[Records from a data source]
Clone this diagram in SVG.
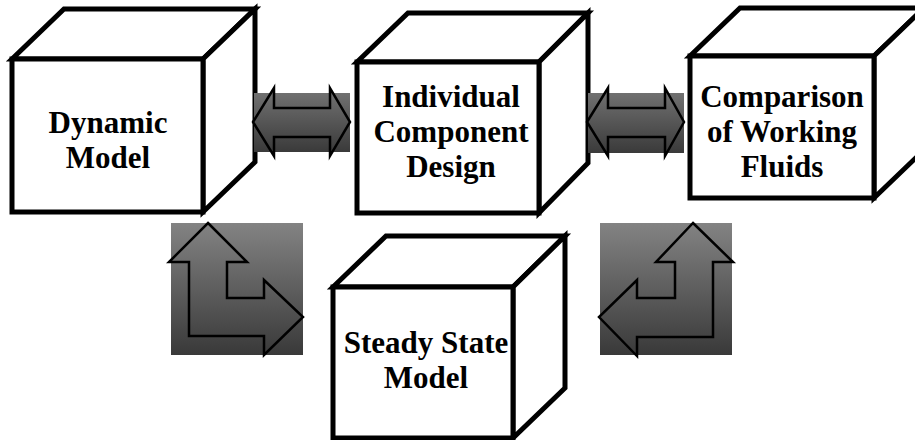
<svg xmlns="http://www.w3.org/2000/svg" width="915" height="440" viewBox="0 0 915 440">
<defs>
<linearGradient id="gH" x1="0" y1="0" x2="0" y2="1">
<stop offset="0" stop-color="#707070"/>
<stop offset="1" stop-color="#3a3a3a"/>
</linearGradient>
<linearGradient id="gL" x1="0" y1="0" x2="0" y2="1">
<stop offset="0" stop-color="#838383"/>
<stop offset="1" stop-color="#393939"/>
</linearGradient>
<style>
.face{fill:#fff;stroke:#000;stroke-width:5;stroke-linejoin:miter}
.lbl{font-family:'Liberation Serif','DejaVu Serif',serif;font-weight:700;font-size:31px;fill:#000;text-anchor:middle}
.arr{fill:none;stroke:#000;stroke-width:2.5;stroke-linejoin:miter}
</style>
</defs>
<rect width="915" height="440" fill="#fff"/>

<g id="node-dynamic-model">
<polygon class="face" points="12,59 64,9 255,9 203,59"/>
<polygon class="face" points="203,59 255,9 255,162 203,212"/>
<rect class="face" x="12" y="59" width="191" height="153"/>
<text class="lbl" x="108" y="133">Dynamic</text>
<text class="lbl" x="108" y="168">Model</text>
</g>

<g id="node-individual-component-design">
<polygon class="face" points="357,62 408,13 588,13 539,62"/>
<polygon class="face" points="539,62 588,13 588,163 539,213"/>
<rect class="face" x="357" y="62" width="182" height="151"/>
<text class="lbl" x="451" y="107">Individual</text>
<text class="lbl" x="451" y="142">Component</text>
<text class="lbl" x="451" y="177">Design</text>
</g>

<g id="node-comparison-working-fluids">
<polygon class="face" points="690,56 740,8 924,8 874,56"/>
<polygon class="face" points="874,56 924,8 924,150 874,198"/>
<rect class="face" x="690" y="56" width="184" height="142"/>
<text class="lbl" x="782" y="107">Comparison</text>
<text class="lbl" x="782" y="142">of Working</text>
<text class="lbl" x="782" y="177">Fluids</text>
</g>

<g id="node-steady-state-model">
<polygon class="face" points="333,287 386,236 565,236 513,287"/>
<polygon class="face" points="513,287 565,236 565,388 513,438"/>
<rect class="face" x="333" y="287" width="180" height="151"/>
<text class="lbl" x="426" y="353">Steady State</text>
<text class="lbl" x="426" y="388">Model</text>
</g>

<g id="connectors">
<g id="conn-dynamic-individual">
<rect x="254" y="93" width="96" height="59" fill="url(#gH)"/>
<polygon class="arr" points="253,122 274,88 274,108 330,108 330,88 350,122 330,156 330,137 274,137 274,156"/>
</g>
<g id="conn-individual-comparison">
<rect x="588" y="93" width="96" height="60" fill="url(#gH)"/>
<polygon class="arr" points="587,122 608,88 608,108 665,108 665,88 684,122 665,156 665,137 608,137 608,156"/>
</g>
<g id="conn-dynamic-steady">
<rect x="171" y="223" width="132" height="132" fill="url(#gL)"/>
<polygon class="arr" points="208,223 247,262 227,262 227,298 264,298 264,280 303,317 264,355 264,336 189,336 189,262 169,262"/>
</g>
<g id="conn-steady-comparison">
<rect x="600" y="223" width="132" height="132" fill="url(#gL)"/>
<polygon class="arr" points="693,223 733,262 713,262 713,337 637,337 637,356 599,317 637,280 637,298 675,298 675,262 656,262"/>
</g>
</g>
</svg>
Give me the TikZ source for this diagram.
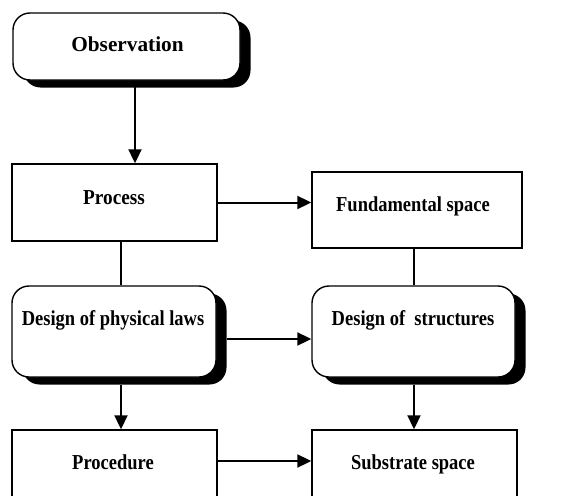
\documentclass[tikz,border=0pt]{standalone}
\usepackage{fontspec}
\setmainfont{Liberation Serif}
\usetikzlibrary{arrows.meta}
\newcommand{\lbl}[2][1]{\scalebox{#1}[1.15]{\fontsize{18.5}{20}\selectfont\bfseries #2}}
\begin{document}
\begin{tikzpicture}[x=1pt,y=-1pt,
  box/.style={draw,line width=1.4pt,fill=white,inner sep=0pt},
  roundbox/.style={box,rounded corners=17pt},
  shade/.style={fill=black,rounded corners=17pt,inner sep=0pt},
  txt/.style={inner sep=0pt,anchor=base},
  link/.style={line width=2pt},
  arrow/.style={link,-{Triangle[length=14pt,width=13pt]}}]
\useasboundingbox (0,0) rectangle (583,495);
\clip (0,0) rectangle (583,495);
% rounded boxes with drop shadows
\node[shade,minimum width=227pt,minimum height=67pt] (obssh) at (137,54) {};
\node[roundbox,minimum width=227pt,minimum height=67pt] (obs) at (126.5,46.5) {};
\node[txt] (obst) at (127.5,52) {\lbl[1.15]{Observation}};
\node[shade,minimum width=204pt,minimum height=91pt] (dplsh) at (124.5,339) {};
\node[roundbox,minimum width=204pt,minimum height=91pt] (dpl) at (114,331.5) {};
\node[txt] (dplt) at (113,325) {\lbl{Design of physical laws}};
\node[shade,minimum width=203pt,minimum height=91pt] (dssh) at (424,339) {};
\node[roundbox,minimum width=203pt,minimum height=91pt] (ds) at (413.5,331.5) {};
\node[txt] (dst) at (413,325) {\lbl{Design of \ structures}};
% plain boxes
\node[box,minimum width=205pt,minimum height=77pt] (proc) at (114.5,202.5) {};
\node[txt] (proct) at (114,204) {\lbl[1.04]{Process}};
\node[box,minimum width=210pt,minimum height=76pt] (fund) at (417,210) {};
\node[txt] (fundt) at (413,211) {\lbl{Fundamental space}};
\node[box,minimum width=205pt,minimum height=80pt] (pro) at (114.5,470) {};
\node[txt] (prot) at (113,469.5) {\lbl{Procedure}};
\node[box,minimum width=205pt,minimum height=80pt] (sub) at (414.5,470) {};
\node[txt] (subt) at (413,469.5) {\lbl{Substrate space}};
% connectors
\draw[arrow] ([xshift=8.5pt]obs.south) -- ([xshift=8.5pt]obs.south |- proc.north);
\draw[arrow] (proc.east) -- (proc.east -| fund.west);
\draw[link] ([xshift=6.5pt]proc.south) -- ([xshift=6.5pt]proc.south |- dpl.north);
\draw[link] ([xshift=-3pt]fund.south) -- ([xshift=-3pt]fund.south |- ds.north);
\draw[arrow] (dplsh.east) -- (dplsh.east -| ds.west);
\draw[arrow] ([xshift=7pt]dpl.south |- dplsh.south) -- ([xshift=6.5pt]pro.north);
\draw[arrow] ([xshift=0.5pt]ds.south |- dssh.south) -- ([xshift=0.5pt]ds.south |- sub.north);
\draw[arrow] ([yshift=9pt]pro.east) -- ([yshift=9pt]pro.east -| sub.west);
\end{tikzpicture}
\end{document}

[Objective] Take every line from the data above that holds "diagram" and copy it out.

[Worked solution]
Clone this diagram in SVG.
Give me the TikZ source for this diagram.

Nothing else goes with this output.